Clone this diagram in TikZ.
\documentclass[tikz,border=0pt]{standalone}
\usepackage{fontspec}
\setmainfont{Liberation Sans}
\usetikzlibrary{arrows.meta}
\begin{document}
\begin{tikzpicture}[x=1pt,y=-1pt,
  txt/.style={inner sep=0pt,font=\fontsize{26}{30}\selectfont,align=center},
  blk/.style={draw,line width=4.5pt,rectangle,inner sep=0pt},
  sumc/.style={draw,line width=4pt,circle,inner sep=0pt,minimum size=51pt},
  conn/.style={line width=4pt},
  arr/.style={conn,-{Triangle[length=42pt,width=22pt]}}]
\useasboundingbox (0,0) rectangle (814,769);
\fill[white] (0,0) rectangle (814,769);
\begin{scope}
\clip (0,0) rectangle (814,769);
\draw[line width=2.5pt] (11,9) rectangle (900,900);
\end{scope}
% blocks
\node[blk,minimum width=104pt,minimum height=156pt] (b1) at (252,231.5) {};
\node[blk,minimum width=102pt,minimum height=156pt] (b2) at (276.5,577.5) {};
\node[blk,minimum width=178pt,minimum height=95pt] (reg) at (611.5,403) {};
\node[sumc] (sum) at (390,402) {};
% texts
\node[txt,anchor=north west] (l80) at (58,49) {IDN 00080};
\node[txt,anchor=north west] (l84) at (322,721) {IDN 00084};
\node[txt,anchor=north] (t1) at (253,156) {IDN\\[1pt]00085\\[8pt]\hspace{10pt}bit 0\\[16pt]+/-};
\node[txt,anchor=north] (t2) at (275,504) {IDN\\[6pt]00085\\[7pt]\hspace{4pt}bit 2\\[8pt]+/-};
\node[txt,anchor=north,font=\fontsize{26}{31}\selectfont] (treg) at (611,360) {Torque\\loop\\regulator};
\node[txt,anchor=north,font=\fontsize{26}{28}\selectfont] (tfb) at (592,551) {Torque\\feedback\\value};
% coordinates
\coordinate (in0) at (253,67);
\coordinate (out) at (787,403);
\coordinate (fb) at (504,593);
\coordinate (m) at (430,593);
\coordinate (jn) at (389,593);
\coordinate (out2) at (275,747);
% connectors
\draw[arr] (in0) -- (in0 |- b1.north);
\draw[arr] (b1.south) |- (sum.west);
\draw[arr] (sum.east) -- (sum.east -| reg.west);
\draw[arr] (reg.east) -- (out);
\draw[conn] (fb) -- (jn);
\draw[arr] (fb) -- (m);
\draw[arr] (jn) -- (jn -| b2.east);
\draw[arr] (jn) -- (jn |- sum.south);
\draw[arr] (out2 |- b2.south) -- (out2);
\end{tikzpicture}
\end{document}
---
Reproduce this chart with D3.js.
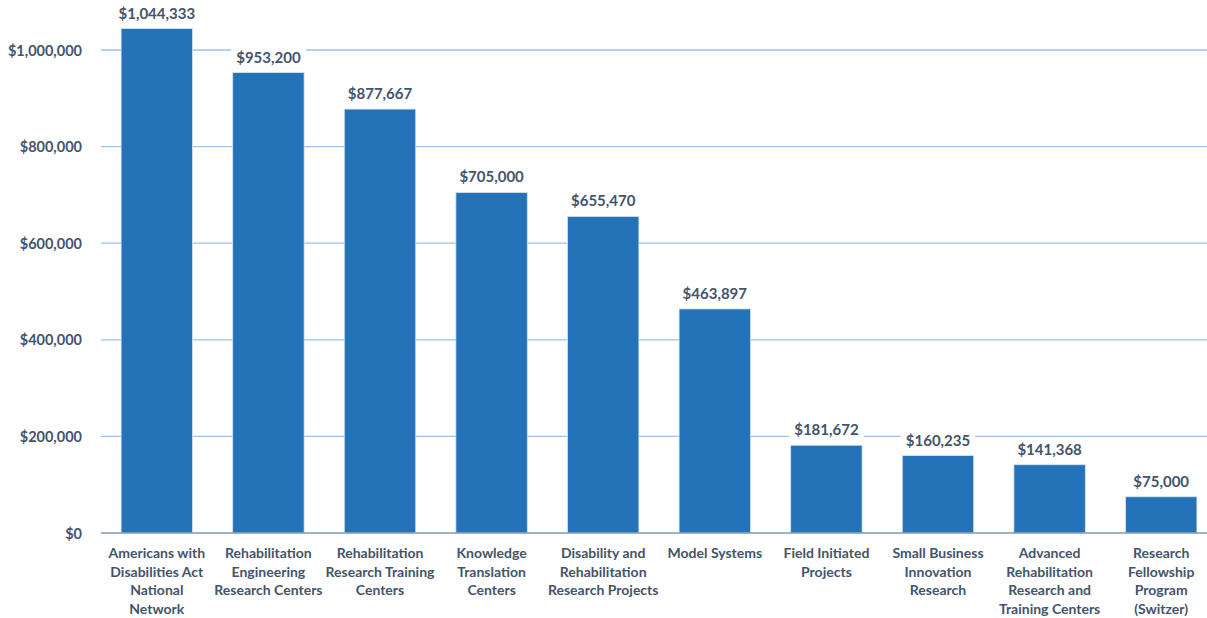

**Short task:** Look through the records and gather each line with the word "this".

**Correct output:**
Clone this diagram in TikZ.
Reproduce this chart with D3.js.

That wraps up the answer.